In 1979 Fager founded his own Kimo Press, which publishes Quaker literature, most of which was written by Fager himself. Beginning in 1981, He also edited an independent, muckraking and gadfly Quaker newsletter called A Friendly Letter, which continued until early 1993. He founded a journal entitled ''Quaker Theology in 1999.
After leaving the Postal Service in 1994, Fager was hired to create an Issues Program at Pendle Hill, a Quaker study center in Wallingford, Pennsylvania. From there, in 1997, he moved to Bellefonte, PA, where he returned to freelance writing, and later taught courses in Business Writing at Penn State University. After the attacks of September 11, 2001, he agreed to take the position of Director of Quaker House, a Quaker peace project in Fayetteville NC, near Fort Bragg.

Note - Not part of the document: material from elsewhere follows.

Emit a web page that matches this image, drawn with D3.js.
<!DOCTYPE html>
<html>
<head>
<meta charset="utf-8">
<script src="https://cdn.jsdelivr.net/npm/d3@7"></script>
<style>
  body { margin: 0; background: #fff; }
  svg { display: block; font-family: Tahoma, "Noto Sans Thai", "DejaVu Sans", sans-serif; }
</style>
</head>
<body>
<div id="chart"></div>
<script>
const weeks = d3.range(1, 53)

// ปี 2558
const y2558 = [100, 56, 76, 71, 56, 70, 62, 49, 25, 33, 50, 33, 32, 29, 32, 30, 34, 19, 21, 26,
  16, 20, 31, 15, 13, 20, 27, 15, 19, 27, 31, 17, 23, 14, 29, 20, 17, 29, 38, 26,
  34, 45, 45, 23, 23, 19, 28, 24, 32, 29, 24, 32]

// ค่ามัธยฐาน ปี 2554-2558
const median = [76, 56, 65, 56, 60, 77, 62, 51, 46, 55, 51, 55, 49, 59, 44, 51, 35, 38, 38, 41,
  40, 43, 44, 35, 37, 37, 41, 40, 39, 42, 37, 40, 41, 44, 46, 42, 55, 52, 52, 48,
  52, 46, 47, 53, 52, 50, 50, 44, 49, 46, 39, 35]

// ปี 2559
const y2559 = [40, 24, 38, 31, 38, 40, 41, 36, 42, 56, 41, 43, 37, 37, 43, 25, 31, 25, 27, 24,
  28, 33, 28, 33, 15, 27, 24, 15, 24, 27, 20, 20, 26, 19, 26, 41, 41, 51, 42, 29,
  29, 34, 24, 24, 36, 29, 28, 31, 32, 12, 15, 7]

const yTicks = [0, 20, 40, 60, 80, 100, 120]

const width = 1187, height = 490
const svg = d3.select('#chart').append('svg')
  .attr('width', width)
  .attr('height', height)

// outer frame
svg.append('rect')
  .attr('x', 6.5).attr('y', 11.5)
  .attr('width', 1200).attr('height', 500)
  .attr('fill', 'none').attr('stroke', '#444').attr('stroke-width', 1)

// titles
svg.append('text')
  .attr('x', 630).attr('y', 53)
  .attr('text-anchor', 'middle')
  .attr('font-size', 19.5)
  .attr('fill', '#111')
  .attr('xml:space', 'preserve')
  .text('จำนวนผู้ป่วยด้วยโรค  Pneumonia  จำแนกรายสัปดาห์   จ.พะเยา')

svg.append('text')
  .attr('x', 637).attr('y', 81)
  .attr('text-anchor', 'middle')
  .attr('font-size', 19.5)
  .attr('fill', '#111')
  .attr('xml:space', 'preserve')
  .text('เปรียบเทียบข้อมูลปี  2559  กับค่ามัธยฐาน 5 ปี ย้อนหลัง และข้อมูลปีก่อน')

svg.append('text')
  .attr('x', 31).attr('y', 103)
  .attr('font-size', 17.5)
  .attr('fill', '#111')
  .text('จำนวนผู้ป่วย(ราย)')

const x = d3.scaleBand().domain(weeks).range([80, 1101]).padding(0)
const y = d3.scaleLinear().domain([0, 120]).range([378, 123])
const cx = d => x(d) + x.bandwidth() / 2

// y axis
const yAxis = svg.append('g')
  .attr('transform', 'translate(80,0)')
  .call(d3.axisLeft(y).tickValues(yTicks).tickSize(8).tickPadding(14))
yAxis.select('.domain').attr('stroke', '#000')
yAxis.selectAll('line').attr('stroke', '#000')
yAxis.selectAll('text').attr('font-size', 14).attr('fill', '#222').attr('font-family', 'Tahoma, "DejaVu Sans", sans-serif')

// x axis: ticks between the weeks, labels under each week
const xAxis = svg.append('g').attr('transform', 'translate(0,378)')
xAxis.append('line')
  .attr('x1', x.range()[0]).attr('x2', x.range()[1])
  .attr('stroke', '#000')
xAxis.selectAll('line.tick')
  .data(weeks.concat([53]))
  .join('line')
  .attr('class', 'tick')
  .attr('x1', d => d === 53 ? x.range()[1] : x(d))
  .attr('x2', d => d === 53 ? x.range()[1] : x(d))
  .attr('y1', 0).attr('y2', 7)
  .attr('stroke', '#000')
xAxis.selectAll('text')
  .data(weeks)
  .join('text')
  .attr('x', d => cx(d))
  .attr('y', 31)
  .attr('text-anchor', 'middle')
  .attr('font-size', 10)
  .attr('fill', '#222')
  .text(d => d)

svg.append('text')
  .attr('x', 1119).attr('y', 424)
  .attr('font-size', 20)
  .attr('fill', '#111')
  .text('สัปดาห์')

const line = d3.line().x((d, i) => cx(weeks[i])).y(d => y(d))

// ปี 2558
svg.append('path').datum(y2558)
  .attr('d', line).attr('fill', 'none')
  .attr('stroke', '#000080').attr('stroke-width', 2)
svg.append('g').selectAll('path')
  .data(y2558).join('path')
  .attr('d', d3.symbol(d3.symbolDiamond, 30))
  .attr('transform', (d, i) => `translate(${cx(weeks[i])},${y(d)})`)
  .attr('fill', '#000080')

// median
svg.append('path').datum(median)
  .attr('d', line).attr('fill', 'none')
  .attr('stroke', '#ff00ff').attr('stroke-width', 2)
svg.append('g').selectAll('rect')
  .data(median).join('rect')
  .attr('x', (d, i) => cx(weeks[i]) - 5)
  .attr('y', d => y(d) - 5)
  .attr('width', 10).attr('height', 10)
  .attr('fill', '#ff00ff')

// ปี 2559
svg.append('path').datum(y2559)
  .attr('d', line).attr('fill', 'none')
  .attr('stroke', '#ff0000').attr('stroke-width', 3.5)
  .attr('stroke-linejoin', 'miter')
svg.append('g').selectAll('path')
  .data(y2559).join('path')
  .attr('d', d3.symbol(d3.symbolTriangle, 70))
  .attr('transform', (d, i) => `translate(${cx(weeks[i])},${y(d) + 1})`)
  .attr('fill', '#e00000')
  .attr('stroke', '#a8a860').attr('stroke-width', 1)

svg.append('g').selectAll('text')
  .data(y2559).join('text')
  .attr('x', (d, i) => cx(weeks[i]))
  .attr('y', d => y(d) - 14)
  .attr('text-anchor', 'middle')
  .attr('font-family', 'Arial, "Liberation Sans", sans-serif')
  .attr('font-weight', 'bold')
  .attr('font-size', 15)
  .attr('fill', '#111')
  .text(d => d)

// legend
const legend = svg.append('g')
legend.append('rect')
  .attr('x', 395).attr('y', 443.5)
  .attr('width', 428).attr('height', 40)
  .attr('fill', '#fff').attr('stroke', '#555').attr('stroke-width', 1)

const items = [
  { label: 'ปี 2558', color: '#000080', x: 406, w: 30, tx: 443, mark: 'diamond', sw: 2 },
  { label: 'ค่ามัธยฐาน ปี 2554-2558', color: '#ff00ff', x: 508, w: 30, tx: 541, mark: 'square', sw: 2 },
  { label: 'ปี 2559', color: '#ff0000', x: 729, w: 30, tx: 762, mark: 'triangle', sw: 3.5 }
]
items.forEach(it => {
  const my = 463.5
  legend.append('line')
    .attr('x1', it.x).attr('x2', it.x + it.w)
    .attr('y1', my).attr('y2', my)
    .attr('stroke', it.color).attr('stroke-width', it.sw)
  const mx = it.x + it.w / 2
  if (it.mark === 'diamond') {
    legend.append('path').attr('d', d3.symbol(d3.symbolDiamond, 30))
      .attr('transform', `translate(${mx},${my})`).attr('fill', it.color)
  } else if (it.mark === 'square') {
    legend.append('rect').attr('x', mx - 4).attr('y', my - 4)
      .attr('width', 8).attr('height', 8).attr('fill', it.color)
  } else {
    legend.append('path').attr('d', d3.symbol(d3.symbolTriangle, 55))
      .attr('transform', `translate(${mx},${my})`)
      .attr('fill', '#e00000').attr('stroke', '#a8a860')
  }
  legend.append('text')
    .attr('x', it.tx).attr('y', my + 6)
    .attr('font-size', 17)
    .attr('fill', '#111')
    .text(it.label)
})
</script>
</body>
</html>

He retired from Quaker House in November 2012.
Fager continues his research and writing. In 2013–2014, he was the Cadbury Scholar in Quaker history at Pendle Hill; while there he researched and wrote two books on the "Progressive Friends" movement of the 19th and early 20th centuries.
In his writing, Fager has pursued several abiding interests: reporting, especially about current social issues such as the Civil Rights Movement, recent wars, militarism, and torture; religion, with special focus on Quakerism, or the Society of Friends; and stories, particularly for younger readers.
From 1996 to 2002 Fager also held the position of Clerk in the Fellowship of Quakers in the Arts. He also was Clerk for the 2001 Quaker Peace Roundtable, and organizer of "A conference on The Military-Industrial Complex at 50", in January 2011. Since early 2005 he has been part of the Quaker Initiative to End Torture (QUIT).
Fager has been married and divorced twice. He has four adult children, and a growing number of grandchildren.